===== DATA FOR THIS EXERCISE

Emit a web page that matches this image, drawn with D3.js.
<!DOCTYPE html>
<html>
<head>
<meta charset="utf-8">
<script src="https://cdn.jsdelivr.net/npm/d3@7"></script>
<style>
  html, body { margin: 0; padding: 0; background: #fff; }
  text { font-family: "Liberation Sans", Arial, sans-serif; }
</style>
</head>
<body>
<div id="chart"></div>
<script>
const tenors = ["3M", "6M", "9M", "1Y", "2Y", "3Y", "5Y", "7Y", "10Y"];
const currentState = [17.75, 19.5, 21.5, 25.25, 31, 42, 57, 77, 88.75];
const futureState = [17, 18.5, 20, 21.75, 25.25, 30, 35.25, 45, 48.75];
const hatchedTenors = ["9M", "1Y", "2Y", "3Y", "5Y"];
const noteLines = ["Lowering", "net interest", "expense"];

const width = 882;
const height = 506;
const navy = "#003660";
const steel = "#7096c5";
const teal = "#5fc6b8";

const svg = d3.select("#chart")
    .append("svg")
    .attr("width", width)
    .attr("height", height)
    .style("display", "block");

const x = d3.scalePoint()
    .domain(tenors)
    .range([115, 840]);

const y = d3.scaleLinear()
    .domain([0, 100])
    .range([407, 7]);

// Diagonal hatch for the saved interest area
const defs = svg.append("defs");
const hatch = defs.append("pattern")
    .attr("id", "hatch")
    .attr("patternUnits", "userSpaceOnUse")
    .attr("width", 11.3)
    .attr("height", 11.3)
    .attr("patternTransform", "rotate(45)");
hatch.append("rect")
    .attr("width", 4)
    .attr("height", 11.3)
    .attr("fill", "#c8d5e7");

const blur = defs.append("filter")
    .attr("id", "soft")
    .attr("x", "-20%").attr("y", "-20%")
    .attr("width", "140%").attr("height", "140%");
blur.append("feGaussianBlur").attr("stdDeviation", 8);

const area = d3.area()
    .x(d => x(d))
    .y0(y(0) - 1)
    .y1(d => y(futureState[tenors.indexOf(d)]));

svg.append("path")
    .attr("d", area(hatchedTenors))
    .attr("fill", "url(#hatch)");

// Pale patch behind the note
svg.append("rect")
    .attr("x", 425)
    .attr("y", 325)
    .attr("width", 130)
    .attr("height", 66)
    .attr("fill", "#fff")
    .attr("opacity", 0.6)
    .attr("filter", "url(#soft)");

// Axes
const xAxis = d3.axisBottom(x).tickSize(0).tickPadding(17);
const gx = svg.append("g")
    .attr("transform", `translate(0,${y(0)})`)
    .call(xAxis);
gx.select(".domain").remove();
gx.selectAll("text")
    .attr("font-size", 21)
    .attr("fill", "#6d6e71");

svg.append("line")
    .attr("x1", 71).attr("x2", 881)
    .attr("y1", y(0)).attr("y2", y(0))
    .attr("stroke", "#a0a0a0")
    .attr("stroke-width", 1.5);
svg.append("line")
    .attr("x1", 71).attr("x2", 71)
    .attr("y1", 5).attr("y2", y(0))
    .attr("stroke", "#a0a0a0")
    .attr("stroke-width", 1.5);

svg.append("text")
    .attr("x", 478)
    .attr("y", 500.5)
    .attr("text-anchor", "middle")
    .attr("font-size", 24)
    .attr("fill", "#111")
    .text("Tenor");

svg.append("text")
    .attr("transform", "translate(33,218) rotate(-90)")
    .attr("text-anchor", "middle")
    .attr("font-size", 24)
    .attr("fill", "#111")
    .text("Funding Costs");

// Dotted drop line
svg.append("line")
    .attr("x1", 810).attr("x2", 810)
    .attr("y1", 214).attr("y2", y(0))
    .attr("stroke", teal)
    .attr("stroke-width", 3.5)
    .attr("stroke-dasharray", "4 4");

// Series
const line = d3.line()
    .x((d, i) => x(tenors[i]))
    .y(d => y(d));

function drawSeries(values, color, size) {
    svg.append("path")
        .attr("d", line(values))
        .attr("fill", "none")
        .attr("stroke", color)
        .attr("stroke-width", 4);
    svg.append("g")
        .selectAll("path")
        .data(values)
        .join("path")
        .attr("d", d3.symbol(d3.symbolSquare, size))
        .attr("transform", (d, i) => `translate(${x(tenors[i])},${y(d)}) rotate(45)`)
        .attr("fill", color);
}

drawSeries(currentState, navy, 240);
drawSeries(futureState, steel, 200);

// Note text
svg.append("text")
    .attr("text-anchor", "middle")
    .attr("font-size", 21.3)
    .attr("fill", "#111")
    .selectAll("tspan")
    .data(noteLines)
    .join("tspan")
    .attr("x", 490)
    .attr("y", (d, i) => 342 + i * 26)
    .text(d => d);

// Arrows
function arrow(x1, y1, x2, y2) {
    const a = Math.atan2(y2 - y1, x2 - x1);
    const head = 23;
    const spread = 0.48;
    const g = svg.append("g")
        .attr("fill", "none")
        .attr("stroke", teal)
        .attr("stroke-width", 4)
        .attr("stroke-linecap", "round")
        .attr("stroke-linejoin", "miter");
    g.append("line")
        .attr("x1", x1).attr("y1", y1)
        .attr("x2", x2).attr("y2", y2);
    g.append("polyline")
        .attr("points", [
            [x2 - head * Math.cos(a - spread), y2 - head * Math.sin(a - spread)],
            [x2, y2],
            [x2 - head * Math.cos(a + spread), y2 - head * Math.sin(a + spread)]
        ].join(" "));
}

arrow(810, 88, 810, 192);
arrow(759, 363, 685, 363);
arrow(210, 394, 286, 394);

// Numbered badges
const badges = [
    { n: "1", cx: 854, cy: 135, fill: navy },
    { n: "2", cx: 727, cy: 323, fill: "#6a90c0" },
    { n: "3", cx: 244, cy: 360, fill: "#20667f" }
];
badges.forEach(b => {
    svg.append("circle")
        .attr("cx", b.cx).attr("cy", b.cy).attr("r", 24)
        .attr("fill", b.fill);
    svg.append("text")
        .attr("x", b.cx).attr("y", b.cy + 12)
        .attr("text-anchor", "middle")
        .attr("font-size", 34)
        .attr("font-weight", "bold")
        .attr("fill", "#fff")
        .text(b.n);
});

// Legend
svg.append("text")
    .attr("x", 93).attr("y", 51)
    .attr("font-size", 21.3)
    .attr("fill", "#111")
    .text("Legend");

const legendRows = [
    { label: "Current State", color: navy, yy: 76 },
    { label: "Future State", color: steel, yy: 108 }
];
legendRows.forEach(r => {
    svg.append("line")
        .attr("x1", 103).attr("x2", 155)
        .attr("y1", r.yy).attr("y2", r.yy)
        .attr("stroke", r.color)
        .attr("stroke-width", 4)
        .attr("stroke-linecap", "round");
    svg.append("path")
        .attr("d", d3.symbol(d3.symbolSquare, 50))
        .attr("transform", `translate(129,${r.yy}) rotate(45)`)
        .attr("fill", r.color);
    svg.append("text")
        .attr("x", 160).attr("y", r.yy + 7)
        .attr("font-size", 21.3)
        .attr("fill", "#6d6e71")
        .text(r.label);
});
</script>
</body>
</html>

==========
===== DATA FOR THIS EXERCISE

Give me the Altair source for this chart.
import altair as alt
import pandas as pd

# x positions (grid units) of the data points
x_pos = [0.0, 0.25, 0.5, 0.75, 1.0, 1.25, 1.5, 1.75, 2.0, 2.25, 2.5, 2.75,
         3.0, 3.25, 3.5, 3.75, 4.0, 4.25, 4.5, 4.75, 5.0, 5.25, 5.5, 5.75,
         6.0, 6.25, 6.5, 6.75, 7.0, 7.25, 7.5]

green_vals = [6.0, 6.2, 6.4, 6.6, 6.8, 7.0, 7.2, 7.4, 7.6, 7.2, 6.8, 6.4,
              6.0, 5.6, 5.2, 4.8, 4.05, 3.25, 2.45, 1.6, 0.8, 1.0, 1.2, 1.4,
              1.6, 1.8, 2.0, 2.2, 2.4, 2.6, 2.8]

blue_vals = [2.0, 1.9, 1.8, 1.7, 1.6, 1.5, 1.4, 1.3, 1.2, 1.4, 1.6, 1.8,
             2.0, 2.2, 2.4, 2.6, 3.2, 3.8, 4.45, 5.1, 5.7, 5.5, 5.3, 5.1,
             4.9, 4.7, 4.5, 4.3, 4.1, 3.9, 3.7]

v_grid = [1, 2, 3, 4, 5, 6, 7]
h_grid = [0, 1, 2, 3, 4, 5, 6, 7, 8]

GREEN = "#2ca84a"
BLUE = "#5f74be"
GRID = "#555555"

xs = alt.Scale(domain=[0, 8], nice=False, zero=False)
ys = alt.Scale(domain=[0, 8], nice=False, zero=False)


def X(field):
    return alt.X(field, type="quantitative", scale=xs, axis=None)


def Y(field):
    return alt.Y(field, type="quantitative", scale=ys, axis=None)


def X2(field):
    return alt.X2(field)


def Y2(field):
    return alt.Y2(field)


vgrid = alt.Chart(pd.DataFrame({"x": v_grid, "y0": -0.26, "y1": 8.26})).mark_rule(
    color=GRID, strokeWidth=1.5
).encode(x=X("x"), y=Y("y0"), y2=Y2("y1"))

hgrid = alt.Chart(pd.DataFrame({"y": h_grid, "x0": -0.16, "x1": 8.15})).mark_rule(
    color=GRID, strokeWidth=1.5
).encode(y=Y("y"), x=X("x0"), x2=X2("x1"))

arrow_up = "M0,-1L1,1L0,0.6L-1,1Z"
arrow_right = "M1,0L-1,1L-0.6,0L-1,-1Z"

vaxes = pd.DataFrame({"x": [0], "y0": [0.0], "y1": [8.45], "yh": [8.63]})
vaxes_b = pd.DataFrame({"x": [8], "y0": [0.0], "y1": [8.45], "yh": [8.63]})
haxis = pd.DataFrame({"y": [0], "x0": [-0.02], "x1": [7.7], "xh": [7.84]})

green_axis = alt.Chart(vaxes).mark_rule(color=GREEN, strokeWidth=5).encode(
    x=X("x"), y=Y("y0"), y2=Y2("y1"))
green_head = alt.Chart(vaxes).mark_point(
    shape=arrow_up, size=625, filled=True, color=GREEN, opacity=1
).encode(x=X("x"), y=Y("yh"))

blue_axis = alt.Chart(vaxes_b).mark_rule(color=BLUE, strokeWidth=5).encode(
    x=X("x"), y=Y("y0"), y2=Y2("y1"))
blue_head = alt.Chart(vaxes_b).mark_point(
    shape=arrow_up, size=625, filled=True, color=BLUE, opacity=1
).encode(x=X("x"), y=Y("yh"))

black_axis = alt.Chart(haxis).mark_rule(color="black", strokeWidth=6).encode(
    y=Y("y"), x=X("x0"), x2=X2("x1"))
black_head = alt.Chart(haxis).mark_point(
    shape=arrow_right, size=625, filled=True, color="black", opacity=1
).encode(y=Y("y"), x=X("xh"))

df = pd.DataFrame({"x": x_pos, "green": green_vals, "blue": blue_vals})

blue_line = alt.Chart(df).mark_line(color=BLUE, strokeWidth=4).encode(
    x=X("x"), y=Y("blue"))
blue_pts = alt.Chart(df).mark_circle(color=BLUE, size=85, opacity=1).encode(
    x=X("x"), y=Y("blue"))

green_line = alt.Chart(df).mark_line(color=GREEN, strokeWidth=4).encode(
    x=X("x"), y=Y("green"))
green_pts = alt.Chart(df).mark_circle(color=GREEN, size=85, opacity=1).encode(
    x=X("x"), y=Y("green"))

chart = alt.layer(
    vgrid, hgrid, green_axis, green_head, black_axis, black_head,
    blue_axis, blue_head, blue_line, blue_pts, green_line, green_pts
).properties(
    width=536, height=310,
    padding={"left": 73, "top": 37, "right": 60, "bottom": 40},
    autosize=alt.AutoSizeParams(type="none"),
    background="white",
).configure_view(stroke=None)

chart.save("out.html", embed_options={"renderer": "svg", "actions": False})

==========
===== DATA FOR THIS EXERCISE

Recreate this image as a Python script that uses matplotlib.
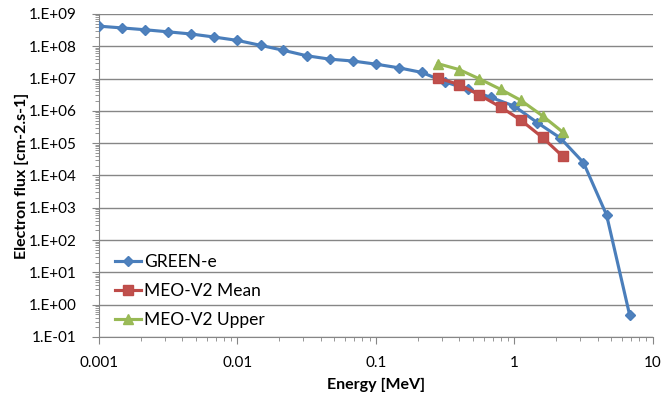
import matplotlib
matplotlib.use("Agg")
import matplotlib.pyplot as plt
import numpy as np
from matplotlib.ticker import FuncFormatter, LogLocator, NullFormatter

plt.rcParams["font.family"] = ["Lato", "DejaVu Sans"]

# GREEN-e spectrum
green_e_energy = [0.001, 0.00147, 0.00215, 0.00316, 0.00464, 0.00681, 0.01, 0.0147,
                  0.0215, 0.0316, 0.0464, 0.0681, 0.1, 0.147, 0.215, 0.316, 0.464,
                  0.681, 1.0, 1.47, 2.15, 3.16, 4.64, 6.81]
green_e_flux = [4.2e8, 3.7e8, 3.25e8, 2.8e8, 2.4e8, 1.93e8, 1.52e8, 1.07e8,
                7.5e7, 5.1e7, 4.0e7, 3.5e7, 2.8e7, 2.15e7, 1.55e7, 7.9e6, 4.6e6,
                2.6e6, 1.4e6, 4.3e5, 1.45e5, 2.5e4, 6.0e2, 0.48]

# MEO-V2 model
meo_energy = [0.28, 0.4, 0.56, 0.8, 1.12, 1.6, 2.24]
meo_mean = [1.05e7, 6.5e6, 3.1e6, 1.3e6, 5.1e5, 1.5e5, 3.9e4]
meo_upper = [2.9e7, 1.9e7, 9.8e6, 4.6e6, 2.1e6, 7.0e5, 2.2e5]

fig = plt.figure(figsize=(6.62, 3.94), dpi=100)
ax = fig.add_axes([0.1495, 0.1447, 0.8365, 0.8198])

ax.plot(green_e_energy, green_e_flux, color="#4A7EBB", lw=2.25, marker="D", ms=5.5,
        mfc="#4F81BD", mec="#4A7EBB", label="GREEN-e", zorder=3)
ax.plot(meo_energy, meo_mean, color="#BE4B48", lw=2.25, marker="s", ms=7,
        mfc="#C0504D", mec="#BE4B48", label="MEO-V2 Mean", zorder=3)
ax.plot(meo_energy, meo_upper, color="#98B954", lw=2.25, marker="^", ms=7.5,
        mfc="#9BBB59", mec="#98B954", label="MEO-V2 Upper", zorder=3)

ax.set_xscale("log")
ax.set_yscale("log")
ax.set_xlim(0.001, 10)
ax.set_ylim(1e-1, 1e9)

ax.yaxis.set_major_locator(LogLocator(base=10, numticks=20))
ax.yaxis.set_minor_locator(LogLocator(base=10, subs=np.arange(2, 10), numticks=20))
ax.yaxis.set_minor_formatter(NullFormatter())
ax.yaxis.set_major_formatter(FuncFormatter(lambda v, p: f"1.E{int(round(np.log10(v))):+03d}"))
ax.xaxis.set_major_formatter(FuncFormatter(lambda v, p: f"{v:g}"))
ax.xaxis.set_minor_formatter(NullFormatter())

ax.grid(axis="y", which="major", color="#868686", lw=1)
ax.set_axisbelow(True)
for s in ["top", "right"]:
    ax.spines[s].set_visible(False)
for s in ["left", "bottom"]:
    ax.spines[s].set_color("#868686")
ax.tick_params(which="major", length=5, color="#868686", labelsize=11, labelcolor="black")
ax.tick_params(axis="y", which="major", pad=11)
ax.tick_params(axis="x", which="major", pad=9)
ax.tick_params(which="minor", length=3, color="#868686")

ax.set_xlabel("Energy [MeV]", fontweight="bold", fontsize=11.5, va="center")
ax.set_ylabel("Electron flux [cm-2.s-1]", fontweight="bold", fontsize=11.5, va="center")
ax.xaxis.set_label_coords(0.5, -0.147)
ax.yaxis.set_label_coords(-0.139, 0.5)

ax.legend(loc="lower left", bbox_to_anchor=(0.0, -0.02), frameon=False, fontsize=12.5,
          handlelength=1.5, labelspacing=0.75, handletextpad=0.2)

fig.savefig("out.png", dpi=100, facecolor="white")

==========

◆ **STATED GOAL**
Report only how many lines in the records contain the word "that".

◆ **THE COMPLETED TASK**
2